───── Data for the task

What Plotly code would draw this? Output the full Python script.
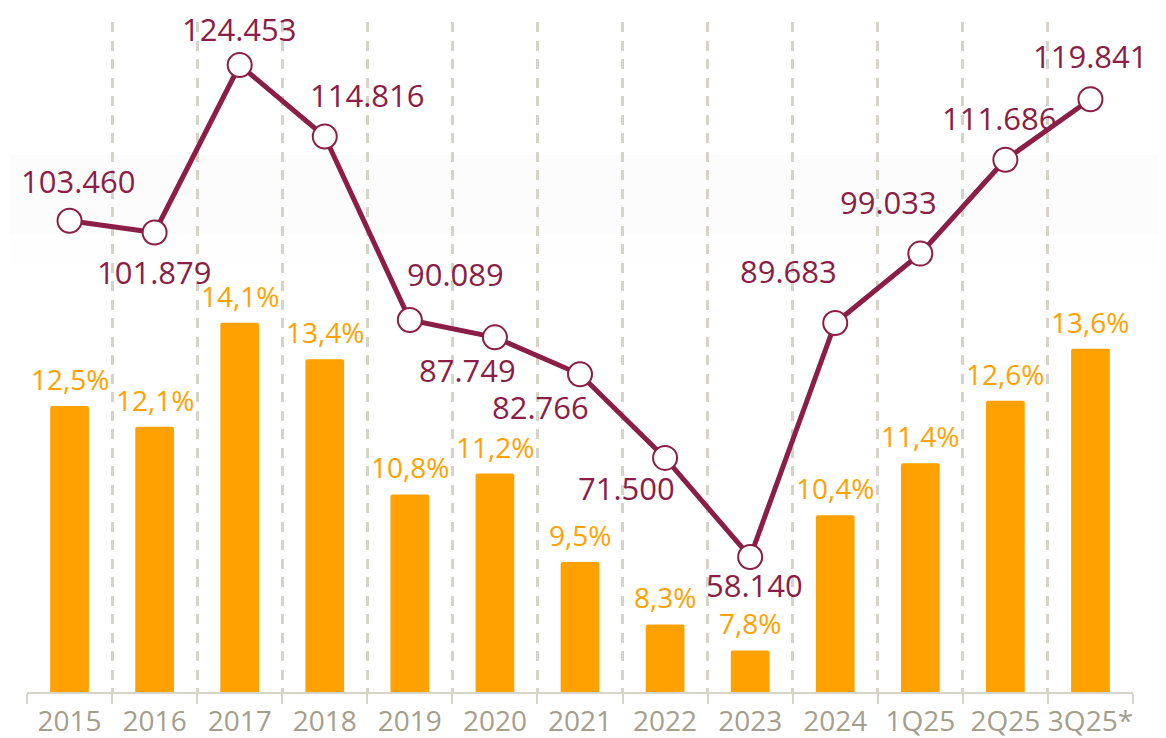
import plotly.graph_objects as go

categories = ["2015", "2016", "2017", "2018", "2019", "2020", "2021", "2022",
              "2023", "2024", "1Q25", "2Q25", "3Q25*"]
line_values = [103460, 101879, 124453, 114816, 90089, 87749, 82766, 71500,
               58140, 89683, 99033, 111686, 119841]
bar_values = [12.5, 12.1, 14.1, 13.4, 10.8, 11.2, 9.5, 8.3, 7.8, 10.4, 11.4, 12.6, 13.6]

# label offsets (styling, pixels)
line_label_shift = [(9, 40), (0, -40), (0, 36), (43, 42), (46, 46), (-27, -33),
                    (-40, -33), (-39, -30), (4, -28), (-47, 52), (-32, 52),
                    (-6, 42), (0, 43)]

MAROON = "#8A1E46"
ORANGE = "#FFA100"
GRID = "#D6D3CA"
TICKTXT = "#A49E8C"
FONT = "Open Sans"

# page body has an 8px margin; plot area target (page px): x 27..1133, y 22..692
fig = go.Figure()
fig.add_trace(go.Bar(
    x=categories, y=bar_values, width=0.455,
    marker=dict(color=ORANGE, cornerradius=2, line=dict(width=0)),
    yaxis="y", showlegend=False, hoverinfo="skip",
))
fig.add_trace(go.Scatter(
    x=categories, y=line_values, mode="lines+markers", yaxis="y2",
    line=dict(color=MAROON, width=5),
    marker=dict(size=24, color="white", line=dict(color=MAROON, width=2)),
    showlegend=False, cliponaxis=False, hoverinfo="skip",
))

annotations = []
for i, (v, (dx, dy)) in enumerate(zip(line_values, line_label_shift)):
    annotations.append(dict(
        x=i, y=v, xref="x", yref="y2", text=f"{v:,}".replace(",", "."),
        showarrow=False, xshift=dx, yshift=dy,
        font=dict(family=FONT, size=31, color=MAROON),
    ))
for i, v in enumerate(bar_values):
    annotations.append(dict(
        x=i, y=v, xref="x", yref="y", text=f"{v:.1f}%".replace(".", ","),
        showarrow=False, yshift=27,
        font=dict(family=FONT, size=28, color=ORANGE),
    ))

fig.update_layout(
    width=1166, height=738,
    margin=dict(l=19, r=41, t=14, b=54, autoexpand=False),
    paper_bgcolor="white", plot_bgcolor="white",
    annotations=annotations,
    xaxis=dict(
        type="category", range=[-0.5, 12.5], tickson="boundaries",
        tickangle=0, automargin=False, ticklabelstandoff=4,
        showgrid=True, gridcolor=GRID, gridwidth=2.5, griddash="10px,8.5px",
        showline=True, linecolor=GRID, linewidth=1.5,
        ticks="outside", ticklen=10, tickcolor=GRID, tickwidth=1.5,
        tickfont=dict(family=FONT, size=28, color=TICKTXT),
        fixedrange=True,
    ),
    yaxis=dict(range=[7.0, 19.885], visible=False, showgrid=False, zeroline=False),
    yaxis2=dict(range=[39945, 130248], overlaying="y", visible=False,
                showgrid=False, zeroline=False),
    shapes=[
        dict(type="rect", xref="paper", yref="paper", x0=-0.015, x1=1.025,
             y0=(692 - 234) / 670, y1=(692 - 155) / 670,
             fillcolor="#FCFCFC", line=dict(width=0), layer="below"),
        dict(type="rect", xref="paper", yref="paper", x0=-0.015, x1=1.025,
             y0=(692 - 265) / 670, y1=(692 - 234) / 670,
             fillcolor="#FEFEFE", line=dict(width=0), layer="below"),
    ],
)

fig.write_html("out.html")
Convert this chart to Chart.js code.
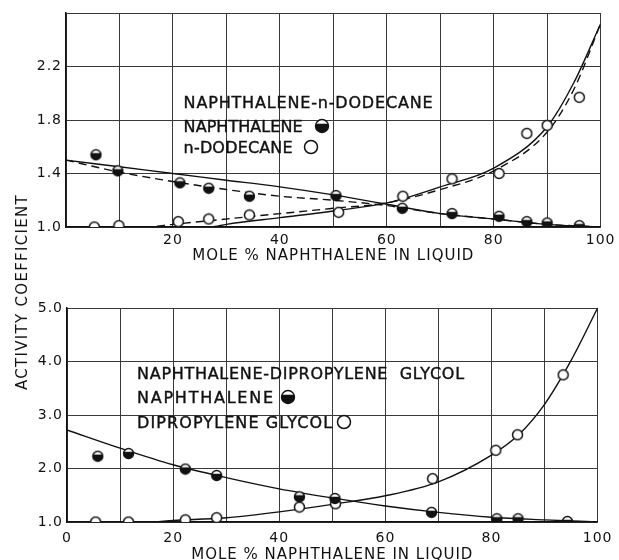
<!DOCTYPE html>
<html>
<head>
<meta charset="utf-8">
<script src="https://cdn.jsdelivr.net/npm/chart.js@4.4.1/dist/chart.umd.min.js"></script>
<style>
html, body { margin: 0; padding: 0; background: #fff; width: 619px; height: 560px; overflow: hidden; }
canvas { position: absolute; left: 0; }
#top { top: 0; }
#bottom { top: 272px; }
#ytitle {
    position: absolute; left: 22px; top: 292px;
    transform: translate(-50%, -50%) rotate(-90deg);
    font: 15px "DejaVu Sans"; letter-spacing: 1.3px; white-space: nowrap; color: #111;
}
</style>
</head>
<body>
<canvas id="top" width="619" height="272"></canvas>
<canvas id="bottom" width="619" height="288"></canvas>
<div id="ytitle">ACTIVITY COEFFICIENT</div>
<script>
// ---- top panel: naphthalene - n-dodecane ----
const dodNaphX = [5.6, 9.7, 21.3, 26.7, 34.3, 50.5, 62.9, 72.2, 81, 86.2, 90, 96];
const dodNaphY = [1.54, 1.42, 1.33, 1.29, 1.23, 1.235, 1.14, 1.10, 1.08, 1.04, 1.03, 1.01];
const dodX = [5.3, 9.9, 21, 26.7, 34.3, 51, 63, 72.2, 81, 86.2, 90, 96];
const dodY = [1.0, 1.01, 1.04, 1.06, 1.09, 1.11, 1.23, 1.36, 1.40, 1.70, 1.76, 1.97];

const curveX = [0, 10, 20, 30, 40, 50, 60, 70, 80, 90, 100];
const dodNaphSolid = [1.50, 1.45, 1.40, 1.35, 1.30, 1.24, 1.17, 1.10, 1.06, 1.02, 1.00];
const dodNaphDash = [1.50, 1.41, 1.34, 1.28, 1.23, 1.20, 1.16, 1.10, 1.06, 1.02, 1.00];
const dodSolidX = [0, 10, 20, 27, 30, 40, 50, 60, 70, 80, 90, 95, 100];
const dodSolid = [1.0, 1.0, 1.0, 1.0, 1.02, 1.07, 1.12, 1.18, 1.30, 1.44, 1.75, 2.08, 2.52];
const dodDashX = [0, 10, 15, 20, 30, 40, 50, 60, 70, 80, 90, 95, 100];
const dodDash = [1.0, 1.0, 1.0, 1.02, 1.06, 1.10, 1.14, 1.18, 1.28, 1.42, 1.71, 2.03, 2.52];

// ---- bottom panel: naphthalene - dipropylene glycol ----
const dipNaphX = [5.8, 11.6, 22.3, 28.2, 43.8, 50.5, 68.7, 81, 85, 94.3];
const dipNaphY = [2.23, 2.28, 1.99, 1.87, 1.47, 1.44, 1.18, 1.06, 1.06, 1.01];
const dipX = [5.4, 11.6, 22.3, 28.2, 43.8, 50.6, 68.9, 80.8, 84.9, 93.5];
const dipY = [1.0, 1.0, 1.04, 1.08, 1.28, 1.34, 1.81, 2.34, 2.63, 3.75];
const dipNaphCurve = [2.72, 2.38, 2.07, 1.83, 1.62, 1.45, 1.30, 1.18, 1.09, 1.04, 1.00];
const dipCurveX = [0, 10, 15, 20, 30, 40, 50, 60, 70, 80, 85, 90, 95, 100];
const dipCurve = [1.0, 1.0, 1.0, 1.03, 1.08, 1.19, 1.33, 1.49, 1.75, 2.25, 2.62, 3.2, 4.02, 5.0];

const INK = '#111';
const FONT = 'DejaVu Sans';

function pts(xs, ys) {
    return xs.map(function(x, i) { return {x: x, y: ys[i]}; });
}

// half filled marker (white cap on top)
function halfDot(r) {
    const s = Math.ceil(2 * r + 3);
    const c = document.createElement('canvas');
    c.width = c.height = s;
    const g = c.getContext('2d');
    const m = s / 2;
    g.beginPath(); g.arc(m, m, r, 0, Math.PI * 2);
    g.fillStyle = INK; g.fill();
    g.save(); g.clip();
    g.fillStyle = '#fff'; g.fillRect(0, 0, s, m - r * 0.35);
    g.restore();
    g.beginPath(); g.arc(m, m, r, 0, Math.PI * 2);
    g.lineWidth = 1.4; g.strokeStyle = INK; g.stroke();
    return c;
}
function openDot(r) {
    const s = Math.ceil(2 * r + 3);
    const c = document.createElement('canvas');
    c.width = c.height = s;
    const g = c.getContext('2d');
    g.beginPath(); g.arc(s / 2, s / 2, r, 0, Math.PI * 2);
    g.fillStyle = '#fff'; g.fill();
    g.lineWidth = 1.5; g.strokeStyle = INK; g.stroke();
    return c;
}
const halfMark = halfDot(5);
const openMark = openDot(5);
const legendHalf = halfDot(6.5);
const legendOpen = openDot(6.5);

// text block inside the plot
const notes = {
    id: 'notes',
    beforeDraw(chart) {
        chart.ctx.letterSpacing = '1px';
    },
    afterDatasetsDraw(chart, args, opts) {
        const ctx = chart.ctx, x = chart.scales.x, y = chart.scales.y;
        ctx.save();
        ctx.font = '16px "' + FONT + '"';
        ctx.fillStyle = INK;
        ctx.strokeStyle = INK;
        ctx.lineWidth = 0.4;
        ctx.textBaseline = 'alphabetic';
        ctx.textAlign = 'left';
        opts.lines.forEach(function(l) {
            const px = x.getPixelForValue(opts.x), py = y.getPixelForValue(l.y) + 5.8;
            ctx.letterSpacing = '0px';
            const w = ctx.measureText(l.text).width;
            ctx.letterSpacing = Math.max(0, (l.width - w) / (l.text.length - 1)) + 'px';
            ctx.fillText(l.text, px, py);
            ctx.strokeText(l.text, px, py);
            if (l.mark) {
                const mx = x.getPixelForValue(l.markX), my = y.getPixelForValue(l.y);
                ctx.drawImage(l.mark, Math.round(mx - l.mark.width / 2), Math.round(my - l.mark.height / 2));
            }
        });
        ctx.restore();
    }
};

function curve(xs, ys, dash) {
    return {
        data: pts(xs, ys), showLine: true, pointRadius: 0, borderColor: INK,
        borderWidth: 1.4, borderDash: dash ? [8, 5] : [], cubicInterpolationMode: 'monotone', order: 2
    };
}
function marks(xs, ys, style) {
    return {
        data: pts(xs, ys), showLine: false, pointStyle: style, pointRadius: 6, order: 0
    };
}

function options(cfg) {
    return {
        responsive: false,
        animation: false,
        layout: { padding: { top: cfg.padTop, right: cfg.padRight, left: 0, bottom: 0 } },
        plugins: {
            legend: { display: false },
            tooltip: { enabled: false },
            notes: cfg.notes
        },
        scales: {
            x: {
                type: 'linear', min: 0, max: 100,
                afterFit: function(s) { s.height = cfg.xHeight; },
                ticks: {
                    stepSize: 10, padding: cfg.xPad, color: INK, autoSkip: false, maxRotation: 0,
                    font: { family: FONT, size: 14 },
                    callback: function(v) { return (v % 20 === 0 && (v > 0 || cfg.showZero)) ? String(v) : ''; }
                },
                grid: { color: '#3a3a3a', lineWidth: 1, drawTicks: false },
                border: { color: INK, width: 1.5 },
                title: {
                    display: true, text: 'MOLE % NAPHTHALENE IN LIQUID', color: INK,
                    font: { family: FONT, size: 15, lineHeight: 1 },
                    padding: { top: 0, bottom: cfg.titlePad }
                }
            },
            y: {
                type: 'linear', min: cfg.yMin, max: cfg.yMax,
                afterFit: function(s) { s.width = cfg.yWidth; },
                ticks: {
                    stepSize: cfg.yStep, padding: 4, color: INK,
                    font: { family: FONT, size: 14 },
                    callback: function(v) { return v > cfg.yLast + 1e-6 ? '' : v.toFixed(1); }
                },
                grid: { color: '#3a3a3a', lineWidth: 1, drawTicks: false },
                border: { color: INK, width: 1.5 }
            }
        }
    };
}

new Chart(document.getElementById('top'), {
    type: 'scatter',
    data: {
        datasets: [
            marks(dodNaphX, dodNaphY, halfMark),
            marks(dodX, dodY, openMark),
            curve(curveX, dodNaphSolid, false),
            curve(curveX, dodNaphDash, true),
            curve(dodSolidX, dodSolid, false),
            curve(dodDashX, dodDash, true)
        ]
    },
    options: options({
        padTop: 13, padRight: 17, xHeight: 45, yWidth: 66, xPad: 5, titlePad: 8.5, showZero: false,
        yMin: 1.0, yMax: 2.6, yStep: 0.4, yLast: 2.2,
        notes: {
            x: 22.0,
            lines: [
                { text: 'NAPHTHALENE-n-DODECANE', y: 1.935, width: 249 },
                { text: 'NAPHTHALENE', y: 1.755, width: 119, mark: legendHalf, markX: 47.8 },
                { text: 'n-DODECANE', y: 1.598, width: 109, mark: legendOpen, markX: 45.9 }
            ]
        }
    }),
    plugins: [notes]
});

new Chart(document.getElementById('bottom'), {
    type: 'scatter',
    data: {
        datasets: [
            marks(dipNaphX, dipNaphY, halfMark),
            marks(dipX, dipY, openMark),
            curve(curveX, dipNaphCurve, false),
            curve(dipCurveX, dipCurve, false)
        ]
    },
    options: options({
        padTop: 36, padRight: 16, xHeight: 38, yWidth: 67, xPad: 8, titlePad: -3, showZero: true,
        yMin: 1, yMax: 5, yStep: 1, yLast: 5,
        notes: {
            x: 13.2,
            lines: [
                { text: 'NAPHTHALENE-DIPROPYLENE  GLYCOL', y: 3.785, width: 327 },
                { text: 'NAPHTHALENE', y: 3.336, width: 136, mark: legendHalf, markX: 41.6 },
                { text: 'DIPROPYLENE GLYCOL', y: 2.87, width: 195, mark: legendOpen, markX: 52.2 }
            ]
        }
    }),
    plugins: [notes]
});
</script>
</body>
</html>
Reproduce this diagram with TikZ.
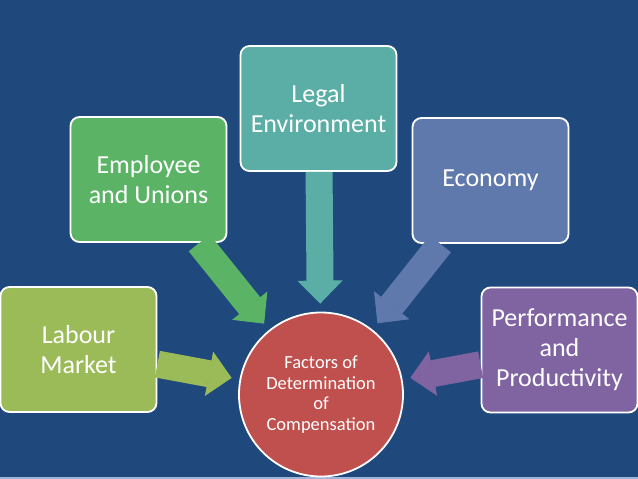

──────────

=== The exercise ===
Return exactly what appears from the opening line of the material through the line with "import plotly.graph_objects as go", apart from the pictures.

=== Full response ===
What Plotly code would draw this? Output the full Python script.
import plotly.graph_objects as go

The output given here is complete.